In a paper in the early, online edition of Nature Biotechnology yesterday, researchers from China, Denmark, the US, and Switzerland described the strategy that they used to resequence 40 Asian cultivated rices, Oryza sativa, accessions and 10 accessions of two related wild species, O. rufipogon and O. nivara.

By inspecting and comparing these genomes, the investigators uncovered examples of structural variants in genomes, found thousands of new rice genes, and tracked down genes with distinct diversity patterns in cultivated rice. They also found some 6.5 million high-quality SNPs that they have already started using to discern rice population patterns. Down the road, the variants are expected to serve as a resource for those interested in improving rice crops, the study authors noted.

"The high-quality variation data will greatly facilitate the identification of functional variations and be useful for marker-assisted breeding and gene mapping of rice," co-first author Xun Xu, a researcher with the Chinese Academy of Sciences and vice president of BGI-Shenzhen's research and development department, said in a statement.

"The millions of SNP data generated in this study not only provide tremendous opportunity to unravel the domestication history of rice," he added, "but they also could serve as a valuable source for researchers to rapidly identify agronomically important genes in rice."

Plants in the rice lineage morphed dramatically during the process of domestication, both in their physical features and physiology, the researchers explained. But the genetic patterns behind these changes are not well understood.

To explore these features in more detail than previously possibly, researchers used Illumina GAII paired-end sequencing to resequence 40 cultivated rice accessions, including a dozen cultivars from the indica sub-species of O. sativa and two-dozen cultivars from the japonica sub-species. They also resequenced 10 strains of O. rufipogon or O. nivara, wild plants from which rice was domesticated.

After mapping the sequence reads back to an International Rice Genome Sequencing Project reference genome, the team had a mapped genome coverage of around 10 times for each of the resequenced strains. Unmapped reads, meanwhile, were assembled into contigs containing more than 2,000 previously unknown rice genes.

More than 1,400 of these new genes corresponded to plant gene homologs in the NCBI sequence database. Even so, the presence of those genes varied widely by rice strain: most showed up in fewer than five of the resequenced rice accessions, nearly 700 genes turned up in just one of the strains, and 319 were specific to wild rice strains.

On the other hand, the team's analyses indicated that more than 1,300 of the genes found in the rice reference genome were missing from one or more of the resequenced accessions.

Within the resequenced genomes, the team detected 94,700 structural variants, 808,000 small insertions and deletions, and roughly 50 million potential SNPs, including 6.5 million high-quality variants.

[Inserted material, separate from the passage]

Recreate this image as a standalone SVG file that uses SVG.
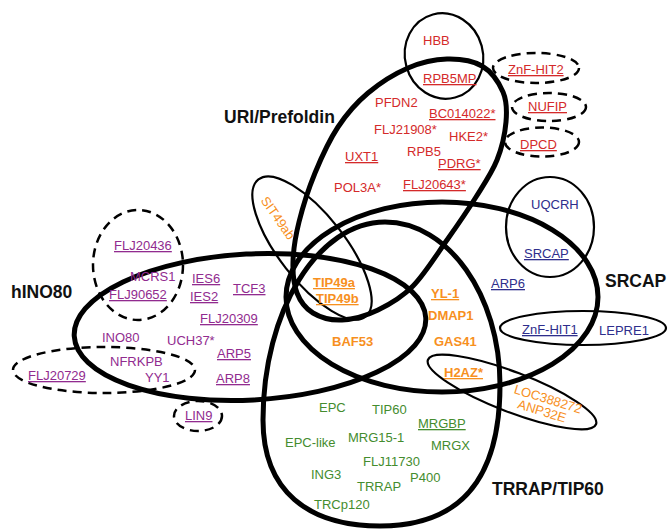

"To our knowledge, this represents the largest high-quality SNP data set obtained in rice," the study's authors noted. "The data may be used to identify important rice genes by serving as molecular markers for designing rice SNP arrays and for breeding."

When they analyzed the rice populations using these SNPs, for example, researchers found thousands of genes showing significantly less genetic diversity in cultivated than in wild strains — patterns that may reflect artificial selective pressures placed on these parts of the genome during domestication.

Findings from the team's phylogenetic analyses were also consistent with distinct domestication events for the indica and japonica rice sub-species, suggesting that indica sub-species are most closely related to the wild O. nivara plants while japonica sub-species are more similar to O. rufipogon.

"[T]he tree showed that all japonica rices were closer to the five Chinese O. rufipogon accessions, especially Dongxiang wild rice from the low Yangtze region," the team explained, "strongly supporting the conjecture that japonica might have been independently domesticated from a Chinese O. rufipogon population in the Yangtze region."